Export data is binary type information about definitions that may be relevant to importing packages. It serves the same purpose as a header in C or C++, essentially containing a list of declarations. All exported definitions are described in the export data (hence the name). Non-exported definitions are included as well if they're mentioned in exported definitions, for example, in a function return type. Definitions from other imported packages may be included for the same reason, but it's important to note that a package's export data doesn't include all the information from its transitively imported packages' export data. Only definitions needed to describe a package's own exported definitions are included in its export data.

Export data can be read and written using the golang.org/x/tools/go/gcexportdata package. You can use the gopackages tool to read and print type information from export data on the command line. (gopackages can do many other things, too; it's the command line interface for golang.org/x/tools/go/packages).

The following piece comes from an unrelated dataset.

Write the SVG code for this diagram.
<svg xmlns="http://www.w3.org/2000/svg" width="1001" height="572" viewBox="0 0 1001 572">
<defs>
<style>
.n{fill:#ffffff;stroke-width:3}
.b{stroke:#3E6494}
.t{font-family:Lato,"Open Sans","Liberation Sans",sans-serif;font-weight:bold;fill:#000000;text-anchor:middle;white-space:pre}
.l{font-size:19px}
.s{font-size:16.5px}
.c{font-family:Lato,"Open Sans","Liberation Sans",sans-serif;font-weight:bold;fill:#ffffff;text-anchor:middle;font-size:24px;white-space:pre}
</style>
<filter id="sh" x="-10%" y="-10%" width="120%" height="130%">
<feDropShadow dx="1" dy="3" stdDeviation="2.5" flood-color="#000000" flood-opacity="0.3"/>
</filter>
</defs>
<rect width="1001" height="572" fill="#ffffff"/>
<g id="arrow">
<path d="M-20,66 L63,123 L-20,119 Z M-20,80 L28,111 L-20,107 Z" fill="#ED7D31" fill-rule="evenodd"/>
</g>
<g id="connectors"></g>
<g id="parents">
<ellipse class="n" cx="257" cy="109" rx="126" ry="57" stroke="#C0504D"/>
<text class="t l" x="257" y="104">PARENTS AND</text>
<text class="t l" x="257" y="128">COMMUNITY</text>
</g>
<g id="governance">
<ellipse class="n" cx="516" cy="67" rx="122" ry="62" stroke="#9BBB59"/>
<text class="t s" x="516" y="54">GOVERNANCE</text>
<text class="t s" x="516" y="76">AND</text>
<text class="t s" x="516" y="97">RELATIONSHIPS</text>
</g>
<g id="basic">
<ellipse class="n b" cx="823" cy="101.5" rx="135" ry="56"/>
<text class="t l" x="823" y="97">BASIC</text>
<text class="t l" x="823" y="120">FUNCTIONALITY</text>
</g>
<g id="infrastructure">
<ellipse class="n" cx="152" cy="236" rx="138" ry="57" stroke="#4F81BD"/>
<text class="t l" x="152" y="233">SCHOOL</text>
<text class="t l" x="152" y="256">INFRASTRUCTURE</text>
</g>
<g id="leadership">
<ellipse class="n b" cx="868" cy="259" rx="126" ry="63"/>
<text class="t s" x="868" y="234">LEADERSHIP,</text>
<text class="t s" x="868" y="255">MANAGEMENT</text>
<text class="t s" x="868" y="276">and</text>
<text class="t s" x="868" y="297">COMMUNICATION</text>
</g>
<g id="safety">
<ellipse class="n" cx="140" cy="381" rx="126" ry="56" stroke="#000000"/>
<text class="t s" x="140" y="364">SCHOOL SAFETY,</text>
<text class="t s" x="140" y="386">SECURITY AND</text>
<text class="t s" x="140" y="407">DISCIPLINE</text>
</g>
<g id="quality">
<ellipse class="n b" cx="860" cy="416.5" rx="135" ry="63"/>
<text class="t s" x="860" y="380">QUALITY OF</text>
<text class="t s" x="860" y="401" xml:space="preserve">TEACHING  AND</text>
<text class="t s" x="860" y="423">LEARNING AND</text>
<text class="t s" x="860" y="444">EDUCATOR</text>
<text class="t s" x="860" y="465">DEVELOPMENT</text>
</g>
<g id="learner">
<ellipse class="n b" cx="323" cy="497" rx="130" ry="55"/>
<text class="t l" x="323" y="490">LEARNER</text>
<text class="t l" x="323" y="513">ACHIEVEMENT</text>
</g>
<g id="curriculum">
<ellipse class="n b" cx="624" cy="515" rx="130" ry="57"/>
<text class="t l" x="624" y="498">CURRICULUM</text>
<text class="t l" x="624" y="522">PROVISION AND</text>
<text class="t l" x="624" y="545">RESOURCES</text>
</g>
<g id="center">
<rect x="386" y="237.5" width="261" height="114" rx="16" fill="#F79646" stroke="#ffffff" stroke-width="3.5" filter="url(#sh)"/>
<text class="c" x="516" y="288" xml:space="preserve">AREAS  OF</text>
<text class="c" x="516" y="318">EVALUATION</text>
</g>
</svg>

$ go get golang.org/x/tools/go/packages/gopackages
$ gopackages -mode types io/ioutil
Go package "io/ioutil":
	package ioutil
	has complete exported type info
	file /opt/go/go1.14/src/io/ioutil/ioutil.go
	file /opt/go/go1.14/src/io/ioutil/tempfile.go
	import "bytes"
	import "io"
	import "os"
	import "path/filepath"
	import "sort"
	import "strconv"
	import "strings"
	import "sync"
	import "time"
	var Discard io.Writer
	func NopCloser(r io.Reader) io.ReadCloser
	func ReadAll(r io.Reader) ([]byte, error)
	func ReadDir(dirname string) ([]os.FileInfo, error)
	func ReadFile(filename string) ([]byte, error)
	func TempDir(dir string, pattern string) (name string, err error)
	func TempFile(dir string, pattern string) (f *os.File, err error)
	func WriteFile(filename string, data []byte, perm os.FileMode) error

Comparison with C++

In C++, public definitions are declared in header files that are textually included in source files that need them. Headers are written in regular C++. The compiler needs to parse and type-check headers every time they're included. (It's possible to precompile headers, but it's a lot of work to set up, and the benefit is less than you'd think).

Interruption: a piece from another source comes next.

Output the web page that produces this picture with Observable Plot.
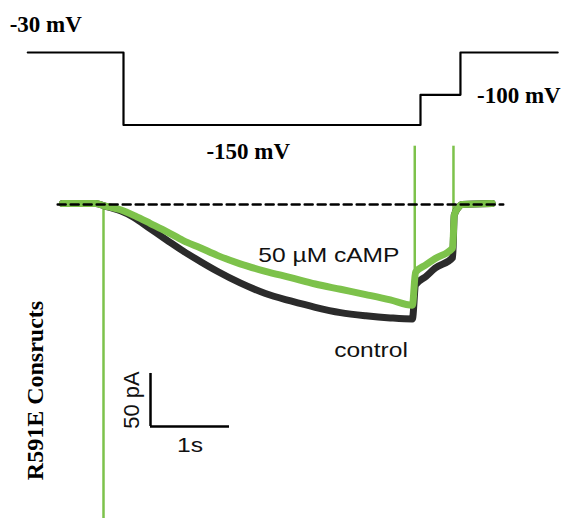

Of course, a header file typically only contains declarations for definitions in the library or .cc file it corresponds to. Those declarations frequently need to reference types declares in other header files, which means most headers include other headers. This means that when a .cc file includes a header to use a specific type or function, the compiler ends up parsing and type checking a number (possibly a large number) of transitively included header files that are necessary but not actually relevant. C++ is a complicated language, so this isn't cheap. There's no mechanism that trims down headers to only definitions that are needed, and there's nothing that prevents you from including unnecessary headers.

C++20 introduces modules (no relation to Go modules), which are intended to solve this problem. I haven't used them yet, so I can't speak with authority, but the concept seems similar to export data in Go. .cc files are translated to a precompiled module file, which contains type information that can be imported by other files. It's no longer necessary to textually include header files, at least for libraries written to take advantage of the new feature.

Bonus: caching export data

By default, the Go compiler writes compiled code and export data to the same .a file. The -linkobj flag can be used to write the compiled code to a separate file.

$ go tool compile -o hello.x -linkobj hello.a hello.go
$ ar t hello.a
_go_.o
$ ar t hello.x
__.PKGDEF

Google's internal build system, Blaze, takes advantage of this. When you make a small change that doesn't affect a package's exported types, only the compiled code will be updated; the export data remains the same. Each package only depends on the export data of its imports, so importing packages don't need to be recompiled after a small change. This makes incremental builds scale much better, which is especially valuable in a build environment with globally shared remote caching and execution.

cmd/go and Bazel don't take advantage of this yet, but they may some day.

Conclusion

I hope this discussion on export data is interesting, if not useful. If you're designing a programming language that needs a packaging format, consider using something like export data. If you're building Go tools, you can use golang.org/x/tools/go/packages or golang.org/x/tools/go/gcexportdata to read type information about a large number of packages.